- [Task to complete] Lines with "Write the D3.js code for this chart." and "var padL = 50, padR" mark the range, both included. Reproduce exactly that stretch, without pictures.

*** Listed records ***

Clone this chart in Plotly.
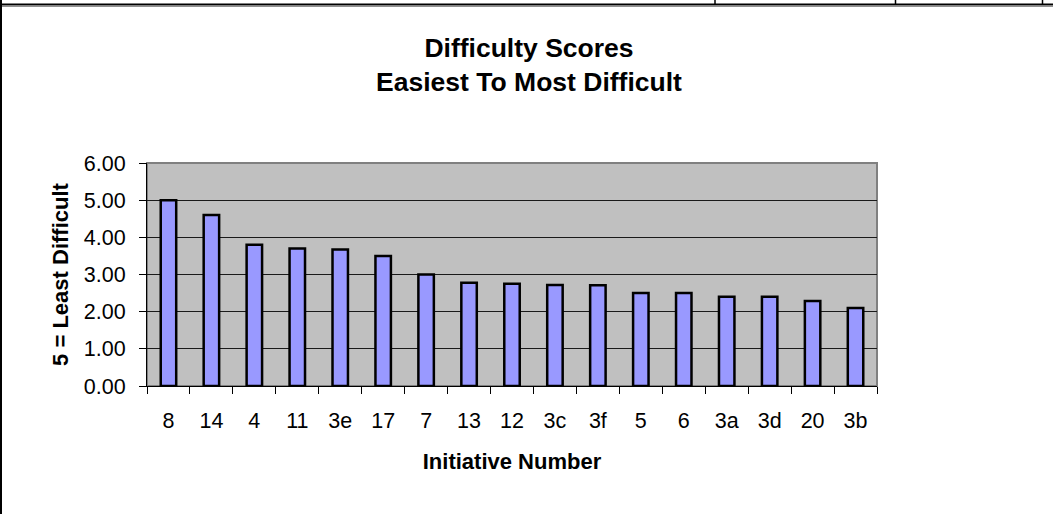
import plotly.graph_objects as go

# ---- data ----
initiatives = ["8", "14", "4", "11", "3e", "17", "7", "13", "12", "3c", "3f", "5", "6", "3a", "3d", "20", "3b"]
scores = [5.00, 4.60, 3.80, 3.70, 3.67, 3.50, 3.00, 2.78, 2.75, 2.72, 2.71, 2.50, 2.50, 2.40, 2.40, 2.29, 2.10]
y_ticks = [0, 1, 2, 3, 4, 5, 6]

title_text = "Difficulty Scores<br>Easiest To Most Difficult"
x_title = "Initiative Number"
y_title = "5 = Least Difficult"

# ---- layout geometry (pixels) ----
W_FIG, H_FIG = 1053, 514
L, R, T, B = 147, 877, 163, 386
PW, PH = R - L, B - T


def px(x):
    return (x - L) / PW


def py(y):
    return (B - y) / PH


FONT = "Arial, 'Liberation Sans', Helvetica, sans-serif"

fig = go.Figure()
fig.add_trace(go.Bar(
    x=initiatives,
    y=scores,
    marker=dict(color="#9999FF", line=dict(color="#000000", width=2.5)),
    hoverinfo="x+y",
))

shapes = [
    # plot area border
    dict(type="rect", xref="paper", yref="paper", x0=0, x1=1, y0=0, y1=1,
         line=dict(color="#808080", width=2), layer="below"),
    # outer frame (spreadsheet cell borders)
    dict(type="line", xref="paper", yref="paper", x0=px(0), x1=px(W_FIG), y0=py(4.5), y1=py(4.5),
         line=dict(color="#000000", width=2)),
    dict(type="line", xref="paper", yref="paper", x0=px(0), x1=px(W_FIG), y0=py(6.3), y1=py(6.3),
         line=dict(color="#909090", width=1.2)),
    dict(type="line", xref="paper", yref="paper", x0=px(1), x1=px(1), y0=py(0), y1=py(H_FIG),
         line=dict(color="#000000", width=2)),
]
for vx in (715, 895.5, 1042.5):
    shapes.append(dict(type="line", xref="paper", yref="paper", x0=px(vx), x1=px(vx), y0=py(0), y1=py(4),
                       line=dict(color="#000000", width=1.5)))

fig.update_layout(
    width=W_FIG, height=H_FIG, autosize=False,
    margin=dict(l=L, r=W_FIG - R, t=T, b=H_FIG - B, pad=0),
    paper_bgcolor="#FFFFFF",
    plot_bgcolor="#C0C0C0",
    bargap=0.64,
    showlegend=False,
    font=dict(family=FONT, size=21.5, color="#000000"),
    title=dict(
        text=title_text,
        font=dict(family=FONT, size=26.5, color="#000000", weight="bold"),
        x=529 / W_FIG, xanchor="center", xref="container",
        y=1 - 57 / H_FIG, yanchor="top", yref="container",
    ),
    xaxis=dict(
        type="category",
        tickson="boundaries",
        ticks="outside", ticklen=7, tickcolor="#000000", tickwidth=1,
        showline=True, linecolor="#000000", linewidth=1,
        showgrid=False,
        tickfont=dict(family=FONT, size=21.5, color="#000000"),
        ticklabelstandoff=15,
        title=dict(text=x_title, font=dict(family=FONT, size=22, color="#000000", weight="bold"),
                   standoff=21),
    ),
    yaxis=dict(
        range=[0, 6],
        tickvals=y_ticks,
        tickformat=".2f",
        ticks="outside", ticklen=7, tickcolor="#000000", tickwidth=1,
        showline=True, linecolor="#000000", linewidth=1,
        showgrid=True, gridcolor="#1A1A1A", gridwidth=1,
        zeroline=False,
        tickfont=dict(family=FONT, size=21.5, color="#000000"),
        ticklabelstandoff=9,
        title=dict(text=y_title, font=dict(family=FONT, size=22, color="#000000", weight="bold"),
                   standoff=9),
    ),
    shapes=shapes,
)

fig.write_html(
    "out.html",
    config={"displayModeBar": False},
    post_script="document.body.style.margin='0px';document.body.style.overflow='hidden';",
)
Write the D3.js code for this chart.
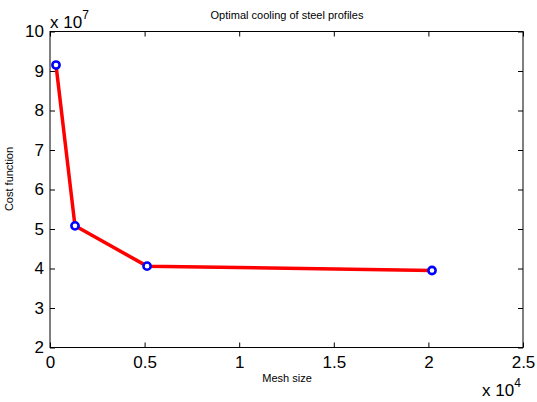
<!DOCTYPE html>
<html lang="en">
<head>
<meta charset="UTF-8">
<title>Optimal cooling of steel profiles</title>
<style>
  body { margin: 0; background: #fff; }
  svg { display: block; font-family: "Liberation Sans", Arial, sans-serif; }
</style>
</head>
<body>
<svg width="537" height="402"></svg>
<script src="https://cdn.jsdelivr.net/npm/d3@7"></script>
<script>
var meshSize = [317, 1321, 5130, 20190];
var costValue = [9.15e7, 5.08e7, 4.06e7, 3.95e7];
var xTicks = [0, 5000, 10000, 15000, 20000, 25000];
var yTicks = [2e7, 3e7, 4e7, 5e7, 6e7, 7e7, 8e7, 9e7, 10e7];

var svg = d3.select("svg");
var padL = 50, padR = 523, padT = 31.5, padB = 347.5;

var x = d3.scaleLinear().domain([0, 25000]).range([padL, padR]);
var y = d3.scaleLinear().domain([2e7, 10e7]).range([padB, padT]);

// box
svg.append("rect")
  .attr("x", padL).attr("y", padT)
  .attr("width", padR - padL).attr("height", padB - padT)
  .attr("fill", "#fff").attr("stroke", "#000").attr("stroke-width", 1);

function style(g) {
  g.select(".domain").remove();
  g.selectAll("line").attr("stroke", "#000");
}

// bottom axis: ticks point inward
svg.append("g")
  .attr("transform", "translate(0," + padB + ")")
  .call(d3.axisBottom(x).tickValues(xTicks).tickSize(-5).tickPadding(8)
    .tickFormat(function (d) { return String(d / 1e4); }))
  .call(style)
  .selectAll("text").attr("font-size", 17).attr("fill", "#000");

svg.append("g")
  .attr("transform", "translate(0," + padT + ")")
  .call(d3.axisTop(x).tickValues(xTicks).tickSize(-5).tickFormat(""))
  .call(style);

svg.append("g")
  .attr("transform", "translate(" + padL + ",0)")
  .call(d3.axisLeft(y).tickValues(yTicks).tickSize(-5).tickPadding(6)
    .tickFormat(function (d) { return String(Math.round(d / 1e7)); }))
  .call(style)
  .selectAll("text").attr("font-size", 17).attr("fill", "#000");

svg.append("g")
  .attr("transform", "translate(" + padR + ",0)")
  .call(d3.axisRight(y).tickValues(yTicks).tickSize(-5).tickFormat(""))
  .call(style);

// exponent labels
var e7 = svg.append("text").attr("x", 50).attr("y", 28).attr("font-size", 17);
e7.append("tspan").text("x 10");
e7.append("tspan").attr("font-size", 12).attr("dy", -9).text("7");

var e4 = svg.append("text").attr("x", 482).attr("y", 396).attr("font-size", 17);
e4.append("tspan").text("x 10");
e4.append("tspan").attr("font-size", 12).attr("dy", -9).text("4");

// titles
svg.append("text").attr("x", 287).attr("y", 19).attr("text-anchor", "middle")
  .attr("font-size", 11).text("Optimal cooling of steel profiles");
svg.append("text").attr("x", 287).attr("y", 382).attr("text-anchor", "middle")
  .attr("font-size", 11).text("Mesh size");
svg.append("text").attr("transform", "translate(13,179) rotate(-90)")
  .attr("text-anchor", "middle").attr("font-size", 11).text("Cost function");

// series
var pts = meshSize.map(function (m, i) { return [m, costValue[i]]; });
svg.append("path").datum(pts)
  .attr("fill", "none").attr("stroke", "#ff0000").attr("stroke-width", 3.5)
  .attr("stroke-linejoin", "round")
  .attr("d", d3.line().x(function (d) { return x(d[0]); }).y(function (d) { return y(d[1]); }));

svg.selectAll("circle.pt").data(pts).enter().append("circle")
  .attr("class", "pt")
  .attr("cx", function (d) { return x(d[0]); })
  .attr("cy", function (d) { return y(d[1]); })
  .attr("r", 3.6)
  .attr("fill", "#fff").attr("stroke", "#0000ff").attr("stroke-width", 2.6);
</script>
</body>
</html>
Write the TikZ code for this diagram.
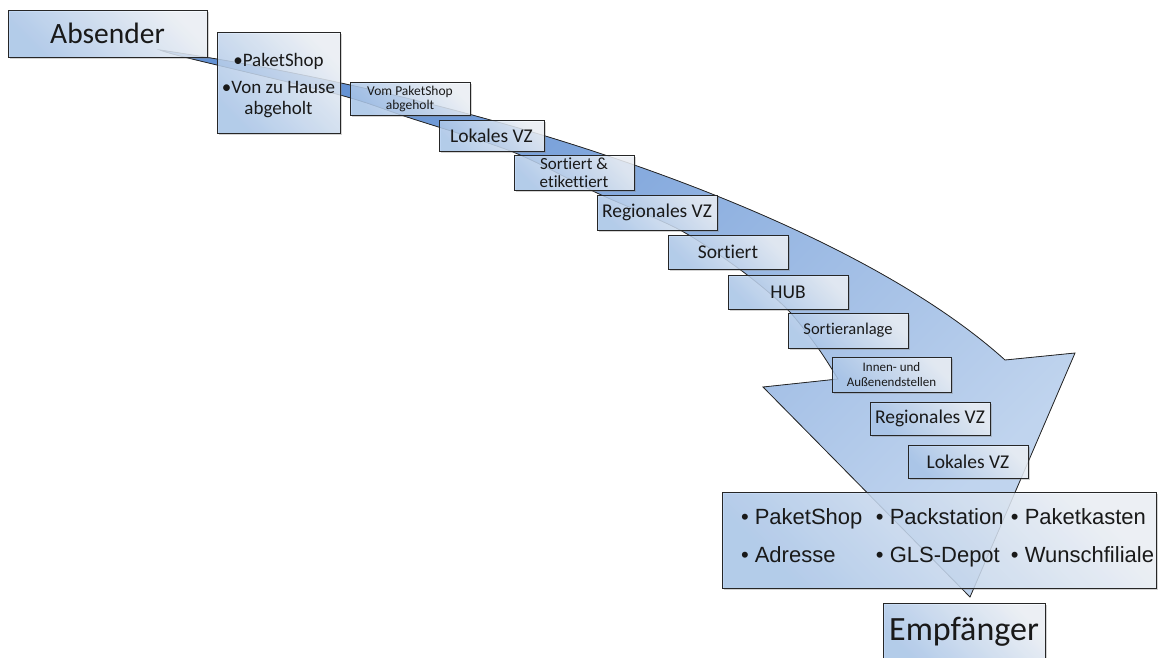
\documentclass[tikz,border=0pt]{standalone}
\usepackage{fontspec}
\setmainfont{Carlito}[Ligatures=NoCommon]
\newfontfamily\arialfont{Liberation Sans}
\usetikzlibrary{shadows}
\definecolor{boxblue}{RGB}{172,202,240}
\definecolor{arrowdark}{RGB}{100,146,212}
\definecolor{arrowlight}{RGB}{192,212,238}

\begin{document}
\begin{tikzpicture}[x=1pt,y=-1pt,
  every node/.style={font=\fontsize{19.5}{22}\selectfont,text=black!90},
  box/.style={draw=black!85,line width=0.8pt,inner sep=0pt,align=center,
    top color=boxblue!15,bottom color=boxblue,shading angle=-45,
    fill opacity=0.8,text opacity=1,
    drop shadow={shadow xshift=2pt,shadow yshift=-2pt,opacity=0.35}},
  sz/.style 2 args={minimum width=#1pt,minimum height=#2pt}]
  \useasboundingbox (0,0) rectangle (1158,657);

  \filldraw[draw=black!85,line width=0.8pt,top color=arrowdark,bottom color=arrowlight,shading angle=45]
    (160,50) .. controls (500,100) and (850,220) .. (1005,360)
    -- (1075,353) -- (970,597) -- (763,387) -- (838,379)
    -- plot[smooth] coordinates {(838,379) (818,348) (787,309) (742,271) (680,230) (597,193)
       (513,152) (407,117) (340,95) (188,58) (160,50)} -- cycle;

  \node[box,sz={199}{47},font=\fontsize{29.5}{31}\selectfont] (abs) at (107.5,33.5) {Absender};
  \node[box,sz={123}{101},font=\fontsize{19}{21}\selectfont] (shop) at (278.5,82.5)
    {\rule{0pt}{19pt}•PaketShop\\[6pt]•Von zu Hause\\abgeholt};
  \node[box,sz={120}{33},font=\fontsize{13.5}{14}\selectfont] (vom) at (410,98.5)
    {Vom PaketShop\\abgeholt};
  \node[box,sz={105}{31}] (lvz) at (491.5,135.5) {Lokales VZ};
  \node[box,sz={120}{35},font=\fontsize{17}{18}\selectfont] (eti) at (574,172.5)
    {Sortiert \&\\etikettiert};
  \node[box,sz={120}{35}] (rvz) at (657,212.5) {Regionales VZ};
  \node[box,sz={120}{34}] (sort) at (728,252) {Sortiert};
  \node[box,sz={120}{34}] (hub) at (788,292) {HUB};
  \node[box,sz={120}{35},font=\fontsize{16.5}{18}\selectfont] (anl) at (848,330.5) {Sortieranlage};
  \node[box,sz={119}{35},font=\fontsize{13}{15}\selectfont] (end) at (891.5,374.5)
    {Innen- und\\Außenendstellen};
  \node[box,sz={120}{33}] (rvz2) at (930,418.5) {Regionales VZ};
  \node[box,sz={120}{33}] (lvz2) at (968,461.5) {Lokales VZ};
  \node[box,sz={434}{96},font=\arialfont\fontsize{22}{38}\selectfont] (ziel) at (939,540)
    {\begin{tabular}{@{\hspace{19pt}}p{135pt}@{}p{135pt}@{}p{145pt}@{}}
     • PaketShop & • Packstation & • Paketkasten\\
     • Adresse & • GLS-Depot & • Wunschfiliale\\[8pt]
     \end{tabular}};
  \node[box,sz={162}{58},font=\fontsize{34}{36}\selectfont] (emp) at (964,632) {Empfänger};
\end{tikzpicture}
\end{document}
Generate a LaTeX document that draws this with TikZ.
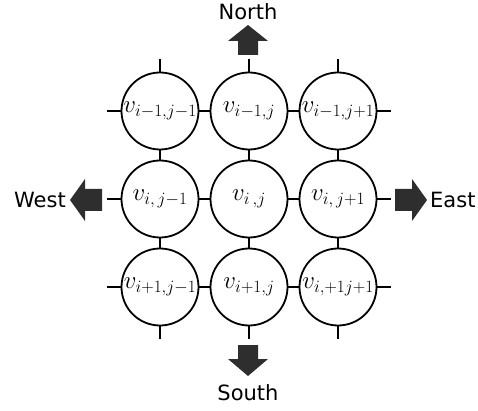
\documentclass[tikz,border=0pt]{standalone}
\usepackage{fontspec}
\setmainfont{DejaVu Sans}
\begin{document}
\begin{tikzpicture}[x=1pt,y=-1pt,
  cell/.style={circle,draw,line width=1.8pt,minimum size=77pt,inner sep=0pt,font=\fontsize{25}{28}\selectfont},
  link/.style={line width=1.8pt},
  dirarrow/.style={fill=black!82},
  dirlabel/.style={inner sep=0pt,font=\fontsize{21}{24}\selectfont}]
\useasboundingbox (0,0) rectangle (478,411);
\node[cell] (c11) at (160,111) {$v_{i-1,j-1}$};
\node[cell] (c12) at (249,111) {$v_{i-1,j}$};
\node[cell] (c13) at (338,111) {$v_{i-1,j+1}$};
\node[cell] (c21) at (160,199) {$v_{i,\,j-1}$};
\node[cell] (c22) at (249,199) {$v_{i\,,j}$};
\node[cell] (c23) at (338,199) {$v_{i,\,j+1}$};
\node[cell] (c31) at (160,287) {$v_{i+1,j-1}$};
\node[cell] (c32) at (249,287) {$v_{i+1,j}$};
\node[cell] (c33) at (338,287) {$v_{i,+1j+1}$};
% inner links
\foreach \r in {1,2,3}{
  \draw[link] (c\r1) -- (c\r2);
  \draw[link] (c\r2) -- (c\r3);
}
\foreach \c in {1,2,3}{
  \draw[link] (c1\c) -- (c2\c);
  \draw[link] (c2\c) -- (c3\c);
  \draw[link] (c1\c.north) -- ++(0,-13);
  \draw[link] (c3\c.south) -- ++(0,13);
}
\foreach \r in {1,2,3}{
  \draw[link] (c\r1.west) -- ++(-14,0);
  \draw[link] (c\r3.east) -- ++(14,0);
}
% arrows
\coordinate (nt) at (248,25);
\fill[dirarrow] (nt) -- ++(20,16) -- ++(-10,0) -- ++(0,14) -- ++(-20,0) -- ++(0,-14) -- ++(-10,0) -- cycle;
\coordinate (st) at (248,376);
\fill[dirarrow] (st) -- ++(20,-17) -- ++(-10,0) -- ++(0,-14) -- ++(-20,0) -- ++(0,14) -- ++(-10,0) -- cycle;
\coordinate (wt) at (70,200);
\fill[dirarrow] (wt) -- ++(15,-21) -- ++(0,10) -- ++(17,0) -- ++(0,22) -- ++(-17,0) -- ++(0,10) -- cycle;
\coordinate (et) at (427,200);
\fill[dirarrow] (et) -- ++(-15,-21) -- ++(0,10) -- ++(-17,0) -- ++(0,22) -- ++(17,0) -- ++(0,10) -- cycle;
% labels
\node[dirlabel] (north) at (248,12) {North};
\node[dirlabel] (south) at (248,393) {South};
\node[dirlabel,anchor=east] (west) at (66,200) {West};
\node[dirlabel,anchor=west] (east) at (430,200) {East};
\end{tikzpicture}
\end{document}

***

- [Answer for the task]
Write the D3.js code for this chart.
<!DOCTYPE html>
<html lang="en">
<head>
<meta charset="UTF-8">
<title>Optimal cooling of steel profiles</title>
<style>
  body { margin: 0; background: #fff; }
  svg { display: block; font-family: "Liberation Sans", Arial, sans-serif; }
</style>
</head>
<body>
<svg width="537" height="402"></svg>
<script src="https://cdn.jsdelivr.net/npm/d3@7"></script>
<script>
var meshSize = [317, 1321, 5130, 20190];
var costValue = [9.15e7, 5.08e7, 4.06e7, 3.95e7];
var xTicks = [0, 5000, 10000, 15000, 20000, 25000];
var yTicks = [2e7, 3e7, 4e7, 5e7, 6e7, 7e7, 8e7, 9e7, 10e7];

var svg = d3.select("svg");
var padL = 50, padR = 523, padT = 31.5, padB = 347.5;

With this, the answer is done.